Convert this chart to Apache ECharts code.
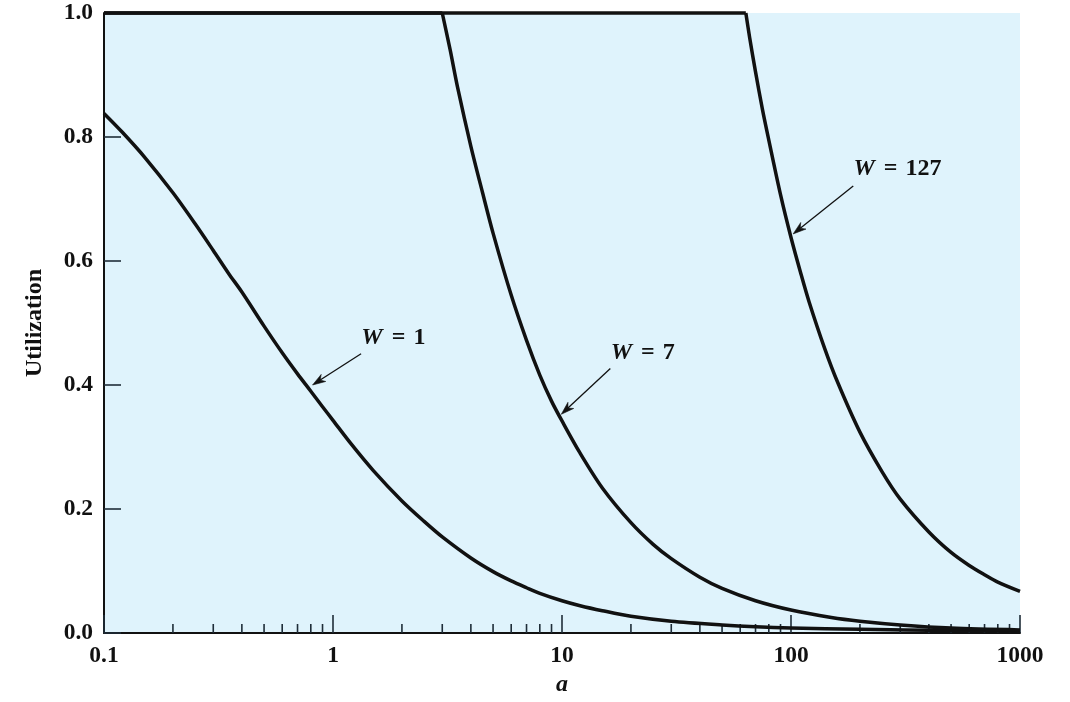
<!DOCTYPE html>
<html>
<head>
<meta charset="utf-8">
<script src="https://cdn.jsdelivr.net/npm/echarts@6/dist/echarts.min.js"></script>
<style>
html,body{margin:0;padding:0;background:#fff;}
#chart{width:1070px;height:702px;}
</style>
</head>
<body>
<div id="chart"></div>
<script>
// ---- data ----
const aW1 = [0.1, 0.12, 0.15, 0.2, 0.25, 0.3, 0.35, 0.4, 0.5, 0.6, 0.7, 0.8, 0.9, 1, 1.2, 1.5, 2, 2.5, 3, 4, 5, 6, 7, 8, 10, 12, 15, 20, 30, 50, 70, 100, 200, 500, 1000];
const uW1 = [0.838, 0.808, 0.768, 0.71, 0.66, 0.617, 0.58, 0.55, 0.495, 0.452, 0.418, 0.39, 0.365, 0.343, 0.305, 0.262, 0.213, 0.18, 0.155, 0.121, 0.099, 0.084, 0.073, 0.064, 0.052, 0.044, 0.036, 0.027, 0.019, 0.013, 0.01, 0.008, 0.006, 0.004, 0.003];

// flat part at 1.0, then falling part
const aW7Flat = [0.1, 3];
const uW7Flat = [1, 1];
const aW7 = [3, 3.25, 3.5, 4, 4.5, 5, 6, 7, 8, 9, 10, 12, 15, 20, 25, 30, 40, 50, 70, 100, 150, 200, 300, 500, 1000];
const uW7 = [1, 0.94, 0.88, 0.785, 0.71, 0.645, 0.545, 0.472, 0.416, 0.374, 0.342, 0.29, 0.234, 0.178, 0.143, 0.12, 0.09, 0.072, 0.052, 0.037, 0.025, 0.019, 0.013, 0.008, 0.005];

const aW127Flat = [0.1, 63.5];
const uW127Flat = [1, 1];
const aW127 = [63.5, 66, 70, 75, 80, 90, 100, 110, 120, 140, 160, 200, 250, 300, 400, 500, 600, 700, 800, 1000];
const uW127 = [1, 0.96, 0.905, 0.845, 0.795, 0.707, 0.638, 0.582, 0.534, 0.46, 0.404, 0.324, 0.26, 0.216, 0.163, 0.13, 0.109, 0.094, 0.082, 0.067];

const minorTicks = [0.2, 0.3, 0.4, 0.5, 0.6, 0.7, 0.8, 0.9, 2, 3, 4, 5, 6, 7, 8, 9, 20, 30, 40, 50, 60, 70, 80, 90, 200, 300, 400, 500, 600, 700, 800, 900];

// annotations: label text, label centre, arrow start, arrow tip (data coords)
const annLabels = ['1', '7', '127'];
const annLabelPos = [[1.835, 0.476], [22.5, 0.4527], [291.9, 0.748]];
const annArrowFrom = [[1.326, 0.4505], [16.26, 0.4265], [187, 0.721]];
const annArrowTo = [[0.814, 0.40], [9.93, 0.3528], [102.2, 0.6437]];

// ---- build ----
const zip = (xs, ys) => xs.map((x, i) => [x, ys[i]]);
const FONT = 'Liberation Serif';
const INK = '#111111';
const TICK = '#1f2d38';

const annData = annLabels.map((t, i) => [
  annLabelPos[i][0], annLabelPos[i][1],
  annArrowFrom[i][0], annArrowFrom[i][1],
  annArrowTo[i][0], annArrowTo[i][1], i
]);

const lineSeries = (data, smooth) => ({
  type: 'line',
  data: data,
  smooth: smooth ? 0.3 : false,
  showSymbol: false,
  symbol: 'none',
  clip: false,
  lineStyle: { color: INK, width: 3.5, cap: 'butt', join: 'round' },
  silent: true,
  animation: false,
  z: 5
});

const chart = echarts.init(document.getElementById('chart'), null, { renderer: 'canvas' });

chart.setOption({
  animation: false,
  grid: {
    left: 104, right: 50, top: 13, bottom: 65,
    show: true, backgroundColor: '#dff3fc', borderWidth: 0
  },
  xAxis: {
    type: 'log', logBase: 10, min: 0.1, max: 1000,
    name: 'a', nameLocation: 'middle', nameGap: 40,
    nameTextStyle: { fontFamily: FONT, fontWeight: 'bold', fontStyle: 'italic', fontSize: 24, color: INK },
    axisLine: { show: true, lineStyle: { color: INK, width: 2 } },
    axisTick: { show: true, inside: true, length: 18, lineStyle: { color: TICK, width: 1.6 } },
    axisLabel: {
      margin: 11, fontFamily: FONT, fontWeight: 'bold', fontSize: 23.5, color: INK,
      formatter: v => (v < 1 ? v.toFixed(1) : String(Math.round(v)))
    },
    splitLine: { show: false }
  },
  yAxis: {
    type: 'value', min: 0, max: 1, interval: 0.2,
    name: 'Utilization', nameLocation: 'middle', nameGap: 57, nameRotate: 90,
    nameTextStyle: { fontFamily: FONT, fontWeight: 'bold', fontSize: 24, color: INK },
    axisLine: { show: true, lineStyle: { color: INK, width: 2 } },
    axisTick: { show: true, inside: true, length: 17, lineStyle: { color: TICK, width: 1.6 } },
    axisLabel: {
      margin: 11, fontFamily: FONT, fontWeight: 'bold', fontSize: 23.5, color: INK,
      formatter: v => v.toFixed(1)
    },
    splitLine: { show: false }
  },
  series: [
    lineSeries(zip(aW1, uW1), true),
    lineSeries(zip(aW7Flat, uW7Flat), false),
    lineSeries(zip(aW7, uW7), true),
    lineSeries(zip(aW127Flat, uW127Flat), false),
    lineSeries(zip(aW127, uW127), true),
    {
      type: 'custom',
      silent: true,
      animation: false,
      data: minorTicks.map(v => [v, 0]),
      renderItem: function (params, api) {
        const p = api.coord([api.value(0), 0]);
        return {
          type: 'line',
          shape: { x1: p[0], y1: p[1], x2: p[0], y2: p[1] - 9 },
          style: { stroke: TICK, lineWidth: 1.6 }
        };
      },
      z: 4
    },
    {
      type: 'custom',
      silent: true,
      animation: false,
      clip: false,
      data: annData,
      renderItem: function (params, api) {
        const lp = api.coord([api.value(0), api.value(1)]);
        const s = api.coord([api.value(2), api.value(3)]);
        const e = api.coord([api.value(4), api.value(5)]);
        const idx = api.value(6);
        let dx = e[0] - s[0], dy = e[1] - s[1];
        const len = Math.sqrt(dx * dx + dy * dy);
        dx /= len; dy /= len;
        const nx = -dy, ny = dx;
        const L = 13, W = 4.2;
        const base = [e[0] - dx * L, e[1] - dy * L];
        const notch = [e[0] - dx * L * 0.7, e[1] - dy * L * 0.7];
        return {
          type: 'group',
          children: [
            {
              type: 'line',
              shape: { x1: s[0], y1: s[1], x2: notch[0], y2: notch[1] },
              style: { stroke: INK, lineWidth: 1.3 }
            },
            {
              type: 'polygon',
              shape: {
                points: [
                  [e[0], e[1]],
                  [base[0] + nx * W, base[1] + ny * W],
                  notch,
                  [base[0] - nx * W, base[1] - ny * W]
                ]
              },
              style: { fill: INK, stroke: INK, lineWidth: 0.6 }
            },
            {
              type: 'text',
              x: lp[0], y: lp[1],
              style: {
                text: '{w|W}{e|=}{t|' + annLabels[idx] + '}',
                align: 'center', verticalAlign: 'middle',
                rich: {
                  w: { fontFamily: FONT, fontWeight: 'bold', fontStyle: 'italic', fontSize: 24, fill: INK },
                  e: { fontFamily: FONT, fontWeight: 'bold', fontSize: 24, fill: INK, padding: [0, 8, 0, 9] },
                  t: { fontFamily: FONT, fontWeight: 'bold', fontSize: 24, fill: INK }
                }
              }
            }
          ]
        };
      },
      z: 6
    }
  ]
});
</script>
</body>
</html>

* * * * *

◆ Work to be completed
With all pictures left out, please transcribe exactly the lines from the start of the material through the line with "700, 800, 900];".

◆ Response to the task
Convert this chart to Apache ECharts code.
<!DOCTYPE html>
<html>
<head>
<meta charset="utf-8">
<script src="https://cdn.jsdelivr.net/npm/echarts@6/dist/echarts.min.js"></script>
<style>
html,body{margin:0;padding:0;background:#fff;}
#chart{width:1070px;height:702px;}
</style>
</head>
<body>
<div id="chart"></div>
<script>
// ---- data ----
const aW1 = [0.1, 0.12, 0.15, 0.2, 0.25, 0.3, 0.35, 0.4, 0.5, 0.6, 0.7, 0.8, 0.9, 1, 1.2, 1.5, 2, 2.5, 3, 4, 5, 6, 7, 8, 10, 12, 15, 20, 30, 50, 70, 100, 200, 500, 1000];
const uW1 = [0.838, 0.808, 0.768, 0.71, 0.66, 0.617, 0.58, 0.55, 0.495, 0.452, 0.418, 0.39, 0.365, 0.343, 0.305, 0.262, 0.213, 0.18, 0.155, 0.121, 0.099, 0.084, 0.073, 0.064, 0.052, 0.044, 0.036, 0.027, 0.019, 0.013, 0.01, 0.008, 0.006, 0.004, 0.003];

// flat part at 1.0, then falling part
const aW7Flat = [0.1, 3];
const uW7Flat = [1, 1];
const aW7 = [3, 3.25, 3.5, 4, 4.5, 5, 6, 7, 8, 9, 10, 12, 15, 20, 25, 30, 40, 50, 70, 100, 150, 200, 300, 500, 1000];
const uW7 = [1, 0.94, 0.88, 0.785, 0.71, 0.645, 0.545, 0.472, 0.416, 0.374, 0.342, 0.29, 0.234, 0.178, 0.143, 0.12, 0.09, 0.072, 0.052, 0.037, 0.025, 0.019, 0.013, 0.008, 0.005];

const aW127Flat = [0.1, 63.5];
const uW127Flat = [1, 1];
const aW127 = [63.5, 66, 70, 75, 80, 90, 100, 110, 120, 140, 160, 200, 250, 300, 400, 500, 600, 700, 800, 1000];
const uW127 = [1, 0.96, 0.905, 0.845, 0.795, 0.707, 0.638, 0.582, 0.534, 0.46, 0.404, 0.324, 0.26, 0.216, 0.163, 0.13, 0.109, 0.094, 0.082, 0.067];

const minorTicks = [0.2, 0.3, 0.4, 0.5, 0.6, 0.7, 0.8, 0.9, 2, 3, 4, 5, 6, 7, 8, 9, 20, 30, 40, 50, 60, 70, 80, 90, 200, 300, 400, 500, 600, 700, 800, 900];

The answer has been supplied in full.